Kişilik Değerlendirmesi

Alanında uzman psikologlar tarafından kişilik özelliklerinin ölçülmesi yapılabilir. Geçerli ve güvenilir testler kullanıldığı ölçüde bireylerin kişiliğini değerlendirmek mümkündür.

Nesnel Testler: Nesnel ya da objektif testler, puanlaması ve uygulaması kolay testlerdir; iyi tanımlanmış kuralları sayesinde tek bir özellik için tek bir puan ya da farklı özellikler için bir dizi puanlama yapılabilir. Kişilik envanterleri, bireylerin kendi düşünceleri, duyguları ya da davranışlarıyla ilgili soruları cevaplandırdıkları nesnel bir testtir.
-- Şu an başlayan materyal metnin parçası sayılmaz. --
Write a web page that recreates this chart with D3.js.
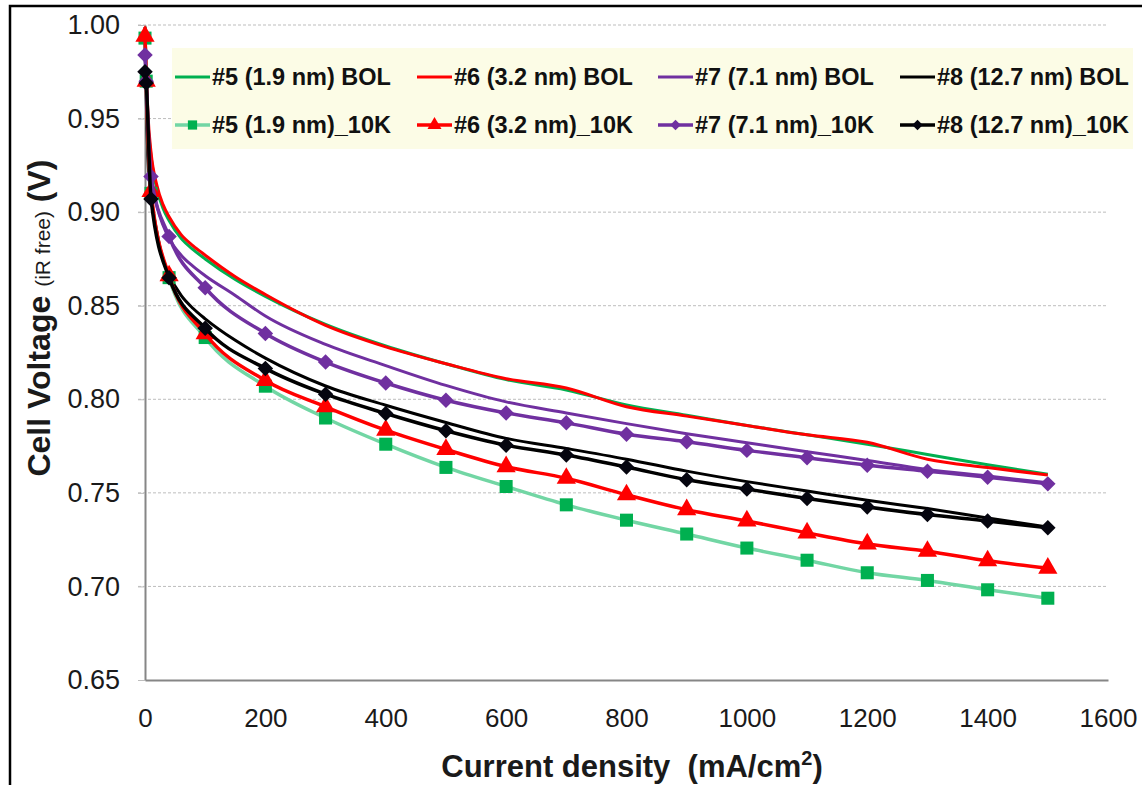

En yaygın kullanılan Minnesota Çok Yönlü Kişilik Envanteri (MMPI), 1930’lu yıllarda psikolog Hataway ve psikiyatrist McKinley tarafından geliştirilmiştir.

Projektif Testler: Nesnel testlerde bireylerin önceden belirlenmiş ifadelere “evet”, “hayır” gibi önceden belirlenmiş cevaplar vermeleri söz konusuyken, projektif testlerde önceden belirlenmiş cevaplar yoktur. Soyut resimler, tamamlanmamış resimler yoluyla katılımcıların kişiliklerini anlatacakları hikayelere yansıtacakları varsayılır. En yaygın olanı Rorschach ve Tematik Algı testidir.